There are at least two ways to construct affine Kac-Moody algebras, namely by their Cartan algebra giving a presentation by generators and relations, and as (an extension of) a central extension of the loop algebra, i.e. the Lie algebra \(\mathfrak{g}((t))=\mathfrak{g}\otimes_kk((t))\) for a finite dimensional Lie algebra \(\mathfrak{g}\) of a semisimple algebraic group \(G\) over a field of characteristic zero \(k\). This central extension is given by the Kac-Moody cocycle \[ c(x\otimes f,y\otimes g)=\kappa(x,y)\mathrm{Res}_0(f\partial g), \] where \(\kappa\) is the Killing form of \(\mathfrak{g}\). This theory is well-established and documented (see [V. G. Kac, Infinite dimensional Lie algebras. 3rd ed. Cambridge etc.: Cambridge University Press (1990; Zbl 0716.17022)] and [R. V. Moody and A. Pianzola, Lie algebras with triangular decompositions. New York, NY: John Wiley & Sons (1995; Zbl 0874.17026)]).
In the present article, the authors generalize this theory to higher dimensions, i.e. instead of functions on the circle (corresponding to \(k((t))\)), they want to consider functions on higher dimensional manifolds/varieties. The main new feature of their approach is the systematic use of derived algebraic geometry. The functions on \(D^{\circ}_n:=\widehat{\mathbb A}\setminus \{0\}\), i.e. a formal neighborhood of zero in the affine space \({\mathbb A}^n\), have the cohomology \[ H^p(D^{\circ}_n,{\mathcal O})=\begin{cases} k[[t_1,\ldots,t_n]] & \mathrm{if } p=0 \\ (t_1\ldots t_n)^{-1}k[t_1^{-1},\ldots,t_n^{-1}] & \text{if } p=n-1 \\ 0 & \text{otherwise} \end{cases} . \] This shows that in cohomology, one obtains (in degree \(n-1\)) the missing polar part. The idea from the derived point of view is to replace \(k((t))\) by the complex \(R\Gamma(D^{\circ}_n,{\mathcal O})\). The loop algebra \(\mathfrak{g}((t))\) becomes then \(\mathfrak{g}^\bullet_n:=R\Gamma(D^{\circ}_n,\mathfrak{g}\otimes{\mathcal O})\), the \(n\)th derived current algebra. The Killing form will be replaced by an invariant polynomial \(P\in S^{n+1}(\mathfrak{g}^*)^{\mathfrak g}\). The first main theorem reads then.

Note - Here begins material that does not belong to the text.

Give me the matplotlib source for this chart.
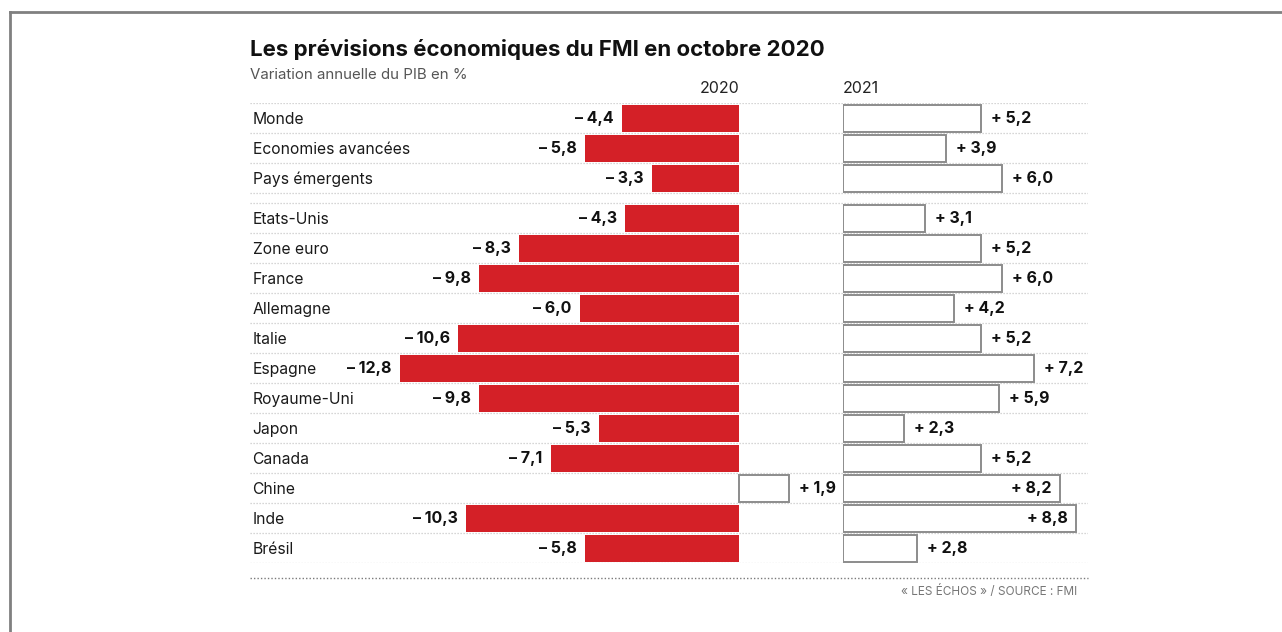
import matplotlib.pyplot as plt
from matplotlib.lines import Line2D

plt.rcParams['font.family'] = ['Inter', 'DejaVu Sans']

pays = ['Monde', 'Economies avancées', 'Pays émergents', 'Etats-Unis', 'Zone euro',
        'France', 'Allemagne', 'Italie', 'Espagne', 'Royaume-Uni', 'Japon', 'Canada',
        'Chine', 'Inde', 'Brésil']
pib_2020 = [-4.4, -5.8, -3.3, -4.3, -8.3, -9.8, -6.0, -10.6, -12.8, -9.8, -5.3, -7.1,
            1.9, -10.3, -5.8]
pib_2021 = [5.2, 3.9, 6.0, 3.1, 5.2, 6.0, 4.2, 5.2, 7.2, 5.9, 2.3, 5.2, 8.2, 8.8, 2.8]

W, H = 1282, 632
S = 26.5          # pixels per point of GDP
Z20, Z21 = 739, 843
ROUGE = '#d42027'
GRIS = '#8c8c8c'


def fx(x):
    return x / W


def fy(y):
    return 1 - y / H


def fmt(v):
    signe = '+' if v >= 0 else '–'
    return f'{signe} {abs(v):.1f}'.replace('.', ',')


fig = plt.figure(figsize=(W / 100, H / 100), dpi=100)

# rows: three aggregates, then a small gap, then the countries
pos = [i + (1 / 3 if i >= 3 else 0) for i in range(len(pays))]
top, bottom = 103, 563
ylim = (pos[-1] + 0.5, -0.5)


def make_ax(x0, x1):
    ax = fig.add_axes([fx(x0), fy(bottom), fx(x1 - x0), (bottom - top) / H])
    ax.set_ylim(*ylim)
    ax.axis('off')
    return ax


bg = make_ax(250, 1088)
bg.set_xlim(0, 1)
lignes = sorted({round(p - 0.5, 3) for p in pos} | {round(p + 0.5, 3) for p in pos})
for y in lignes:
    bg.axhline(y, color='#c9c9c9', lw=0.9, ls=(0, (1, 1.4)))
for p, nom in zip(pos, pays):
    bg.text(0.003, p, nom, va='center_baseline', ha='left', fontsize=11.3, color='#1a1a1a')

ax20 = make_ax(250, 835)
ax20.set_xlim(-(Z20 - 250) / S, (835 - Z20) / S)
ax21 = make_ax(Z21, 1100)
ax21.set_xlim(0, (1100 - Z21) / S)

for ax, vals in ((ax20, pib_2020), (ax21, pib_2021)):
    for p, v in zip(pos, vals):
        if v < 0:
            ax.barh(p, v, height=0.9, color=ROUGE, lw=0)
            ax.annotate(fmt(v), (v, p), xytext=(-6, 0), textcoords='offset points',
                        ha='right', va='center', fontsize=11.5, fontweight='bold',
                        color='#111111')
        else:
            ax.barh(p, v, height=0.9, color='white', edgecolor=GRIS, lw=1.4)
            inside = v > 8
            ax.annotate(fmt(v), (v, p), xytext=(-6 if inside else 7, 0),
                        textcoords='offset points', ha='right' if inside else 'left',
                        va='center', fontsize=11.5, fontweight='bold', color='#111111')

# titles
fig.text(fx(250), fy(56), 'Les prévisions économiques du FMI en octobre 2020',
         fontsize=16, fontweight='bold', color='#111111', va='baseline')
fig.text(fx(250), fy(79), 'Variation annuelle du PIB en %', fontsize=10.8,
         color='#555555', va='baseline')
fig.text(fx(740), fy(93), '2020', fontsize=11.5, color='#222222', ha='right', va='baseline')
fig.text(fx(Z21), fy(93), '2021', fontsize=11.5, color='#222222', ha='left', va='baseline')

# footer
fig.add_artist(Line2D([fx(250), fx(1088)], [fy(578), fy(578)], color='#7a7a7a',
                      lw=1, ls=(0, (1, 1.5))))
fig.text(fx(1077), fy(595), '« LES ÉCHOS » / SOURCE : FMI', fontsize=8.5,
         color='#777777', ha='right', va='baseline')

# frame on the top and left edges
fig.add_artist(Line2D([fx(10), fx(W)], [fy(12), fy(12)], color='#808080', lw=2))
fig.add_artist(Line2D([fx(10), fx(10)], [fy(12), fy(H)], color='#808080', lw=2))

fig.savefig('out.png', dpi=100, facecolor='white')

Theorem 1. The functional \(\gamma_P:(\mathfrak{g}^\bullet_n)^{\otimes(n+1)}\to k\) given by \[ \gamma_P(x_0\otimes f_0,\ldots,x_n\otimes f_n)=P(x_0,\ldots,x_n)\mathrm{Res}(f_0 df_1\wedge\ldots\wedge df_n) \] is of total degree \(2\) and a cocycle defining a class in \({\mathbb H}_{\mathrm{Lie}}^2(\mathfrak{g}^\bullet_n)\). This class is non-zero for \(\mathfrak{g}\) simple.
Here \({\mathbb H}_{\mathrm{Lie}}^2(\mathfrak{g}^\bullet_n)\) is the total cohomology of the differential graded Lie algebra \(\mathfrak{g}^\bullet_n\), and \(\mathrm{Res}\) is a certain residue normalized on the Bochner-Martinelli form \(\Omega(z,z^*)\).
In the classical setting, it is well-known that the central extension of the loop algebra plays a role in the construction of the determinant line bundle on the moduli space of \(G\)-bundles on curves, as principal \(G\)-bundles on a smooth projective curve \(X\) may be glued from bundles on a formal disc and bundles on the complement by using a gluing function on the boundary of the disc with values in \(G\) (Beauville-Lazlo construction), see for example [C. Sorger, ICTP Lect. Notes 1, 1–57 (2000; Zbl 0989.14009)].
In the present article, the authors generalize the Beauville-Lazlo construction to the derived higher dimensional setting. Their second main theorem (Theorem 5.3.8 and Theorem 5.5.9) is the construction of an action of the differential graded Lie algebra \(\mathfrak{g}^\bullet_n\) on the derived moduli stack of \(G\)-bundles by changes of the local trivialization, the construction of a determinant line bundle on the moduli stack and an action of the extended dg Lie algebra on the determinant line bundle in parallel to the classical theory.